What does "building power" look like for members of CVH in practice, and how do you see that power growing in the years ahead?
At CVH, we say “power” is organized people and organized money.

Building power looks like a CVH member going from never having knocked on a door to leading a team of other members. It looks like our members testifying at the City Council, meeting with their elected officials, and shaping policy agendas. Through our Ella Baker School for Organizing, we're always training the next generation of organizers.

Looking ahead, I see our power growing as we deepen our Follow Black Women infrastructure, as we connect fights across the state, and as we win policies that give people more time and resources to organize and just live their lives. Power grows when people see themselves winning and bring their neighbors into the fight. And power grows when we have this kind of monetary support from everyday people.

How has the Follow Black Women project grown since we last spoke, and what change has it sparked so far?
Follow Black Women has grown from a bold idea into real infrastructure. We surveyed over 5,000 Black women across New York State and found that education, housing, and healthcare are the priority policy areas for change. This year we organized a series of events focused on how we show up differently for this work because the conditions are different. The events included visioning sessions, panels on rest, and trainings on Ranked Choice Voting. These events set the foundation to build a policy agenda created by Black women that will guide lawmakers in 2026 and beyond.

This September, we held a powerful event with 100 Black women, Attorney General Letitia James, and mayoral candidate Zohran Mamdani to present our top priorities for the next mayor. We're holding two more sessions in October and November for Black women to dive deeper into writing a mayoral agenda.

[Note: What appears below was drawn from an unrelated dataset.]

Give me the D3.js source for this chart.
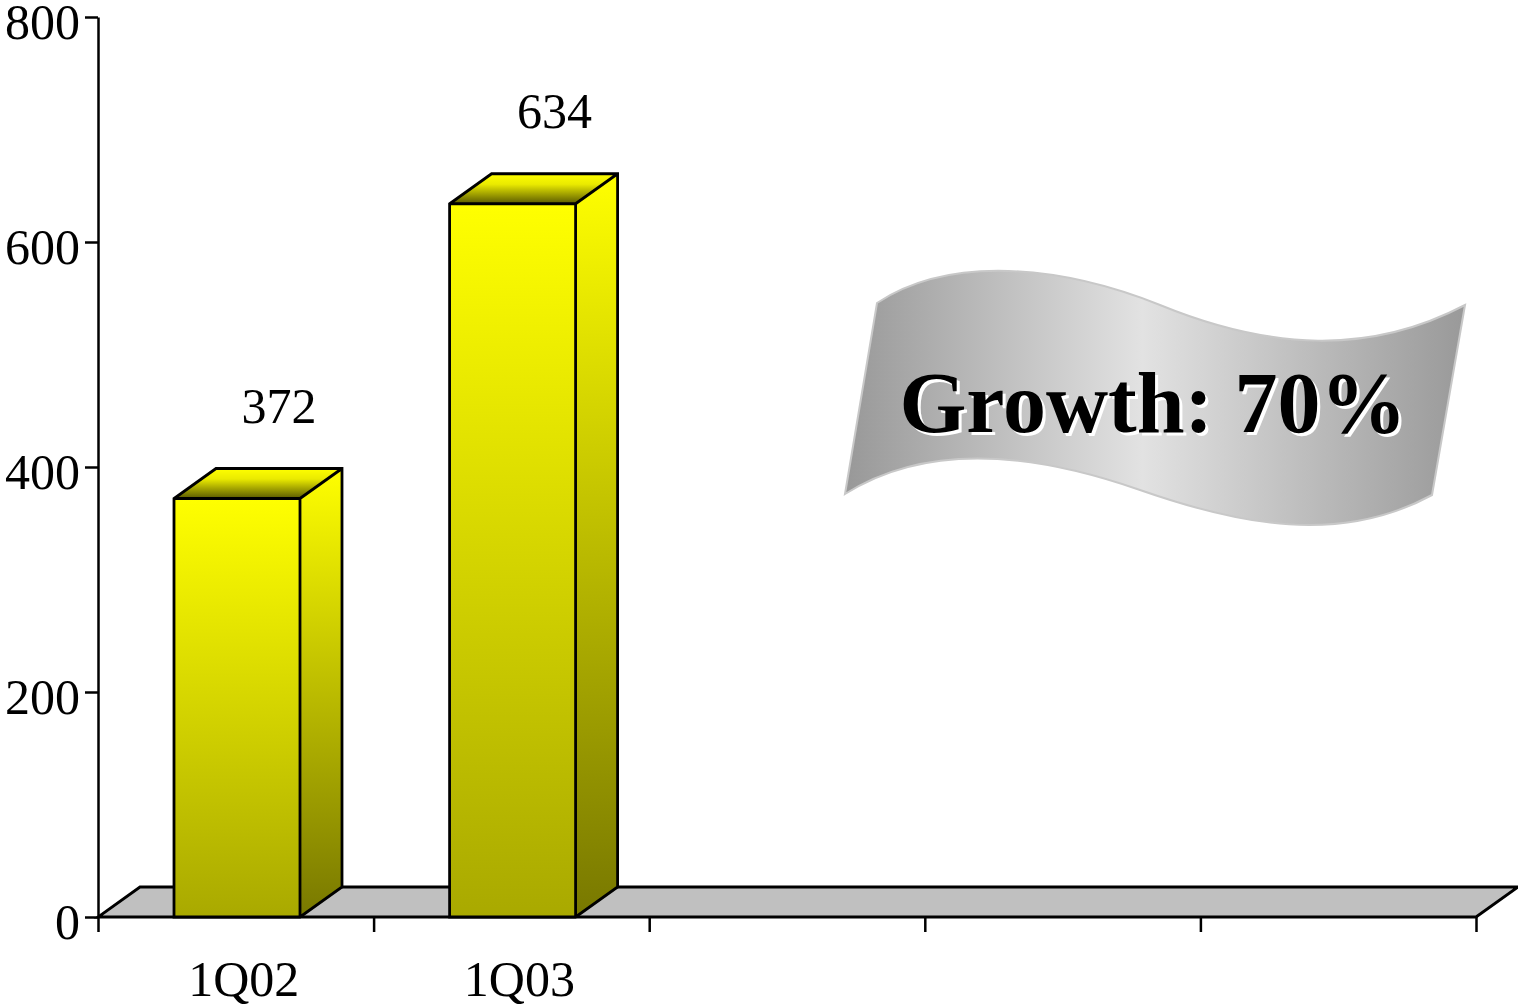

This is what it looks like when Black women move from being acknowledged as the wheels of political movements to actually being the drivers.

What does it mean for CVH to center the leadership of Black women, and how do you see that shaping broader movements for justice?
For more than 100 years, Black women have led America's progress on human rights. We know this, so why aren't Black women setting the agenda and driving policy?

When we center Black women's leadership, we're building from the most intersectional analysis. Black women experience racism, sexism, and often economic exploitation simultaneously. Solutions that work for Black women work for everyone.

I see this shaping broader movements by demonstrating that the most transformative change comes when those most impacted are leading. We are the architects of our liberation.

We're running a round-up campaign in cafes this month to support CVH. How do you see small, everyday contributions like this playing into larger movements for change?
Here's the truth: we've grown from a small and mighty group into a statewide, power-building machine, and that happened because of sustained support from everyday people.

When someone rounds up their coffee purchase to support CVH, they're making a statement about what kind of world they want to live in. They're investing in member leadership, in organizing infrastructure, in the long-term work that doesn't make headlines but builds power. Those contributions add up to door hangers, to organizing trainings, to trips to Albany and DC. And just as importantly, it means we're accountable to our communities. That's how movements are sustained – not by one big check from one big donor, but by many people investing in the future together.